I am glad for the “y” in this word as it made me curious enough to look up the word “vowel” on the internet. In a flurry of words, I learned (or learned again) that a vowel is a sound produced with an open vowel tract where some of the air must escape through the mouth. It is frictionless and continuant. Unlike with consonants, there is no build-up of air pressure along the vocal tract. Also noted is that the vowel forms the peak of a syllable. The word rhythm obviously needs that letter y!

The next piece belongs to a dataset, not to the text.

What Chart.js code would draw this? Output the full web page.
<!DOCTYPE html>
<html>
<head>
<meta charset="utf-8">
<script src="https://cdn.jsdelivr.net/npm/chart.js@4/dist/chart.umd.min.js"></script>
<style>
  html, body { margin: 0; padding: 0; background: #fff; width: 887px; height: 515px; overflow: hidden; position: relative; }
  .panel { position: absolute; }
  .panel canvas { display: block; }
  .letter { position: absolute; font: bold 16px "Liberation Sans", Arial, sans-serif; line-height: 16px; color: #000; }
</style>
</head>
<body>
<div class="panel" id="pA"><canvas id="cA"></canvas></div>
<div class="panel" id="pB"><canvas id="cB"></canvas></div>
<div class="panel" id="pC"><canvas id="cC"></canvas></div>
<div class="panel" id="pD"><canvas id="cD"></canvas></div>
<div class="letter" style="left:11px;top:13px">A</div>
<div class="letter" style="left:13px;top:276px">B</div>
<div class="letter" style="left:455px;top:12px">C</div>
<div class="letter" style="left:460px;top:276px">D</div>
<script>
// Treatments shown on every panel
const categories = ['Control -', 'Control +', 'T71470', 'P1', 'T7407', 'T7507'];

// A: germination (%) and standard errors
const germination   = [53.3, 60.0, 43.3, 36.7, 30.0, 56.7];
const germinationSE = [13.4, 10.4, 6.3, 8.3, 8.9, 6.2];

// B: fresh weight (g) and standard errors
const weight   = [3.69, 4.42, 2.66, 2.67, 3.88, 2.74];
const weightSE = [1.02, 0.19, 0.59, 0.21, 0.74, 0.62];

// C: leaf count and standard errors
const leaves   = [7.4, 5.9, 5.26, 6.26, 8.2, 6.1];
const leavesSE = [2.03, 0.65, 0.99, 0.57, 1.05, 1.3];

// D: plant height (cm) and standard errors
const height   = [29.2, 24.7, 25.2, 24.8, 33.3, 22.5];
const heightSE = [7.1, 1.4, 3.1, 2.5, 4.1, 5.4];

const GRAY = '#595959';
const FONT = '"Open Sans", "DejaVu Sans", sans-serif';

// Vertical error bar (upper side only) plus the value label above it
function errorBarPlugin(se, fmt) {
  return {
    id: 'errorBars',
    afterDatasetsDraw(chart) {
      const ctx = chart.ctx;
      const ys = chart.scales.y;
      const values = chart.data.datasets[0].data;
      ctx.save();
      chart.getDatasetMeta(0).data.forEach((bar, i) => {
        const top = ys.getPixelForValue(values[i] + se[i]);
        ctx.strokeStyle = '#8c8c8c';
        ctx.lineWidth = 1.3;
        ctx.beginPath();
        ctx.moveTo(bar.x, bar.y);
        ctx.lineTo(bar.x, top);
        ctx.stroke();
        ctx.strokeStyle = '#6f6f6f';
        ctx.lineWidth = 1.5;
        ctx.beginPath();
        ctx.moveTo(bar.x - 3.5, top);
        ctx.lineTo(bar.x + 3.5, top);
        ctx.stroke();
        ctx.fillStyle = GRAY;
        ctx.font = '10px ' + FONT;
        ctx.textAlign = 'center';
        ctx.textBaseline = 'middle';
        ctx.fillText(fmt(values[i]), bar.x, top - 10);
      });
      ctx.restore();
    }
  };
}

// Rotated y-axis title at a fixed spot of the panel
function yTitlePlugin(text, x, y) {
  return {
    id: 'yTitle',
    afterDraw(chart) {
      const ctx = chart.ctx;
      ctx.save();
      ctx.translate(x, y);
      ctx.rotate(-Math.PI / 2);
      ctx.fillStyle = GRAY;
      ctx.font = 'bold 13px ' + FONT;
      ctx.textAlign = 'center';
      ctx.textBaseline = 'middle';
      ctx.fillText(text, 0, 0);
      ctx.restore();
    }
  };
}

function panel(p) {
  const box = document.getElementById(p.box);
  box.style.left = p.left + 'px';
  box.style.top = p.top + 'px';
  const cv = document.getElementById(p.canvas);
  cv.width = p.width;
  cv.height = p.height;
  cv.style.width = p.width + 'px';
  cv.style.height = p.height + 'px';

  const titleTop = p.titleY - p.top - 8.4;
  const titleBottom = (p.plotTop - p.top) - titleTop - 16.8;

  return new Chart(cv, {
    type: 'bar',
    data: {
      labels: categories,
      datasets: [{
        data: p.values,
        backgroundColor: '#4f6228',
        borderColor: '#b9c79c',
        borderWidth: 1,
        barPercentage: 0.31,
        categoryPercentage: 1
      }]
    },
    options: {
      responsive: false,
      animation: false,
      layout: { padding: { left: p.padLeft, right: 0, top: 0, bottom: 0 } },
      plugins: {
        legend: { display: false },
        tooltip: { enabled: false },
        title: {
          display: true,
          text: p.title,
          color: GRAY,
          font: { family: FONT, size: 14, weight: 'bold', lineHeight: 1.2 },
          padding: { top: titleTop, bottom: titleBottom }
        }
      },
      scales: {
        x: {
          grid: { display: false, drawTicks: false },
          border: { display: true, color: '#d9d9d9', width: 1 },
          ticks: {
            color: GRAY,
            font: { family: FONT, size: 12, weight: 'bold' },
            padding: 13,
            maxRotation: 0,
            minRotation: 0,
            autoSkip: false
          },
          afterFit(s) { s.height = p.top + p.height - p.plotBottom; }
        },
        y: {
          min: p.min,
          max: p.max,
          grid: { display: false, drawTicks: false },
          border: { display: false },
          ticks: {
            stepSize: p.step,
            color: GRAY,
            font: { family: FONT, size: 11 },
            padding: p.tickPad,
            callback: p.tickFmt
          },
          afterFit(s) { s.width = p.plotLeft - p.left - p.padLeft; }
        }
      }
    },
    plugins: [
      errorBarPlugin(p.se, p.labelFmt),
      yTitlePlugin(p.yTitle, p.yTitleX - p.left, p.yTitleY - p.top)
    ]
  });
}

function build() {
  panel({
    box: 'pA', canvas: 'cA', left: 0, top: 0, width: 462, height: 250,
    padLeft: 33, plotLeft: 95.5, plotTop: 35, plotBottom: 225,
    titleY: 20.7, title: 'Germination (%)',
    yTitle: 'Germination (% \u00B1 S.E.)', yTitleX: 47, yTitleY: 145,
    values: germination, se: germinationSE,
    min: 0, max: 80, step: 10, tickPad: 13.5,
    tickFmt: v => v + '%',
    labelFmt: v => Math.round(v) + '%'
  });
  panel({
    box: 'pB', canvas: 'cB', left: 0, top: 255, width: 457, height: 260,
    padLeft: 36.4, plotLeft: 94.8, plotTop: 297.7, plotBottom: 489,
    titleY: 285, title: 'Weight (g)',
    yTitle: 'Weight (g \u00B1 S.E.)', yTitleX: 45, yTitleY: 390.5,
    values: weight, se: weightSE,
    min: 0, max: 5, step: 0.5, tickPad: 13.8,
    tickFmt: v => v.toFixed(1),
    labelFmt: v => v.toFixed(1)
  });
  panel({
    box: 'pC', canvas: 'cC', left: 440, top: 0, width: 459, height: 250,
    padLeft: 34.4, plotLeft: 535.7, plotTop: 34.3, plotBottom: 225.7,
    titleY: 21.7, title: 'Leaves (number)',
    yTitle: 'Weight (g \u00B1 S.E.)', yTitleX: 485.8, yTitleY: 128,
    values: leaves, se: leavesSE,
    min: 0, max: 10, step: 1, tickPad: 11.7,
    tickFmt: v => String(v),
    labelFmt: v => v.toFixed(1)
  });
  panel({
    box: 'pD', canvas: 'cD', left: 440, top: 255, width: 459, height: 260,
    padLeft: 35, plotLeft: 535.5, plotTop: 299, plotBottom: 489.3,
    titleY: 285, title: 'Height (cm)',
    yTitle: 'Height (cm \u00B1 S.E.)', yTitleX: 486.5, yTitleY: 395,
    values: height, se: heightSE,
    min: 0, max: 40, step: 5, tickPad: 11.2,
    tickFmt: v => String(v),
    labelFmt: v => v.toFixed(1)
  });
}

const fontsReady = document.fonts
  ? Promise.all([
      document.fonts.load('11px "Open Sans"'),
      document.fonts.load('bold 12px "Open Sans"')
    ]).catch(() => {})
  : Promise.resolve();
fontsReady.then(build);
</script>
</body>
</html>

That seems to me a perfect description of the way we have been proceeding through these days. There is a felt sense of openness among the participants and no pressure for anyone to act in any way that is other than authentic, whether we are speaking, chanting or moving around the room in a dance of universal peace. We have been blessed with good weather, the only rain a swift downpour in the middle of Thursday night, that has allowed us to exercise our powers of conscious working together – in rhythm with one another – outside stacking wood or inside chopping vegetables. We have recognized the wisdom in the group in such an organic way that our purpose has already been fulfilled, it seems. The challenge will be to stay in the moment for this last day and a half so as not to miss those moments of pure knowing which are sure to come in our interaction and especially in our worship together. I trust, when we are taking leave of each other tomorrow noon, our sense and perhaps our parting words will be the familiar: “It is finished in beauty.”